# Supplied information
[BEGIN]

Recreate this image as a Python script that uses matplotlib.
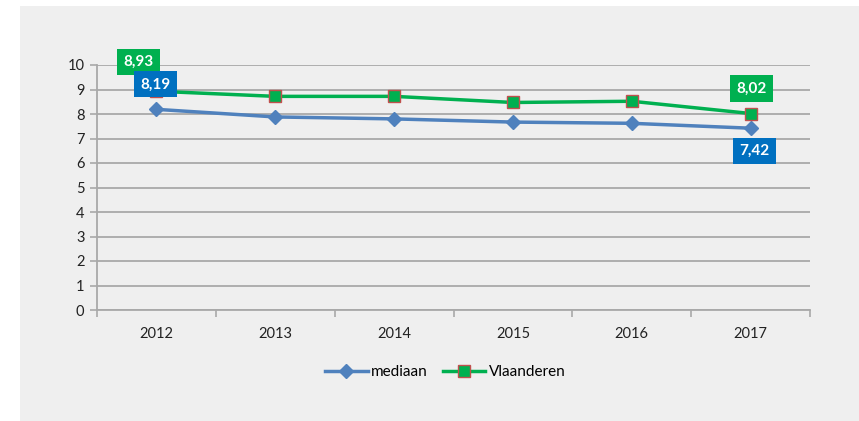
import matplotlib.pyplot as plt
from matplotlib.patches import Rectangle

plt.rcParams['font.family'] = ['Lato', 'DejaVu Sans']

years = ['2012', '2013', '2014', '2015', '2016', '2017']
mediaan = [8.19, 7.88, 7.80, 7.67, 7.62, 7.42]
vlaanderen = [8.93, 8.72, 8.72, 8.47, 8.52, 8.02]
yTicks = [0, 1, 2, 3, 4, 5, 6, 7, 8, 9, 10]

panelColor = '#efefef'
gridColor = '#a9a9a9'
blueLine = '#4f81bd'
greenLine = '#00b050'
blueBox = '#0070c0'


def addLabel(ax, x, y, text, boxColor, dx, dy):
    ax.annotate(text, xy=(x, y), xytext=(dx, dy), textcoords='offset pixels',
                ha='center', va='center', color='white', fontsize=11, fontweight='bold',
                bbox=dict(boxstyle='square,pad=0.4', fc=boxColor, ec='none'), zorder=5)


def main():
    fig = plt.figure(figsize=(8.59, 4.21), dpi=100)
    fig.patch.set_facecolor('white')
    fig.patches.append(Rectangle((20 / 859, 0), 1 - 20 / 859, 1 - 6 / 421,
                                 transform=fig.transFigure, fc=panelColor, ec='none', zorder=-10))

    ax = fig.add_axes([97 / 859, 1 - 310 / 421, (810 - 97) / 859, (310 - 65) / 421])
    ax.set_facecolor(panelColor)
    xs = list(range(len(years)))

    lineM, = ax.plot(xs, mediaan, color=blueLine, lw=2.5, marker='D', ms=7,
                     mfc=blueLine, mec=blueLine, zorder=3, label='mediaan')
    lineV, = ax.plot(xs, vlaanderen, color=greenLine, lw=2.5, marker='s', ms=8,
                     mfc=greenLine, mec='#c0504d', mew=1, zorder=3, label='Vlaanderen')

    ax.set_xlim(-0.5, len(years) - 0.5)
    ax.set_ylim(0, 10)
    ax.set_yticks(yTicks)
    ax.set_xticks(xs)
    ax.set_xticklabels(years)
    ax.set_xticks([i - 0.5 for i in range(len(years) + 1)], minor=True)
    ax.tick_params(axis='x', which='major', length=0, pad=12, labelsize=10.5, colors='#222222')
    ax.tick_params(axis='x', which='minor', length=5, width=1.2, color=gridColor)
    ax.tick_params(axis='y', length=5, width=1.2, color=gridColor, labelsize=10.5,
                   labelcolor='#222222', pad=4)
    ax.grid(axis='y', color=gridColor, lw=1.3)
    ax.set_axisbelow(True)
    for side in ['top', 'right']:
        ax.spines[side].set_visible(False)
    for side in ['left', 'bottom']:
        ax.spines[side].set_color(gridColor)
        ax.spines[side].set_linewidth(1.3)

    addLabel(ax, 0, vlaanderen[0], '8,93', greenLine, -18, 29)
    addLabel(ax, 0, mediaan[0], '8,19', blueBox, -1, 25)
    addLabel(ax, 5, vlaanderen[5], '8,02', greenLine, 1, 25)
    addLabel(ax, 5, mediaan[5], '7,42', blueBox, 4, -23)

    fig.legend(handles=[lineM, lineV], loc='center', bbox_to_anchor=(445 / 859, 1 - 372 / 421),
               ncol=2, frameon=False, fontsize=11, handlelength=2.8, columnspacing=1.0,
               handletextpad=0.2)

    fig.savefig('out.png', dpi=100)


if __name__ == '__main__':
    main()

[END]

# Stated task
From the first line above to the line containing "plt.rcParams['font.family'] = ['Lato', 'DejaVu", repeat each line exactly. Pictures stay out.

# The completed task
Recreate this image as a Python script that uses matplotlib.
import matplotlib.pyplot as plt
from matplotlib.patches import Rectangle

plt.rcParams['font.family'] = ['Lato', 'DejaVu Sans']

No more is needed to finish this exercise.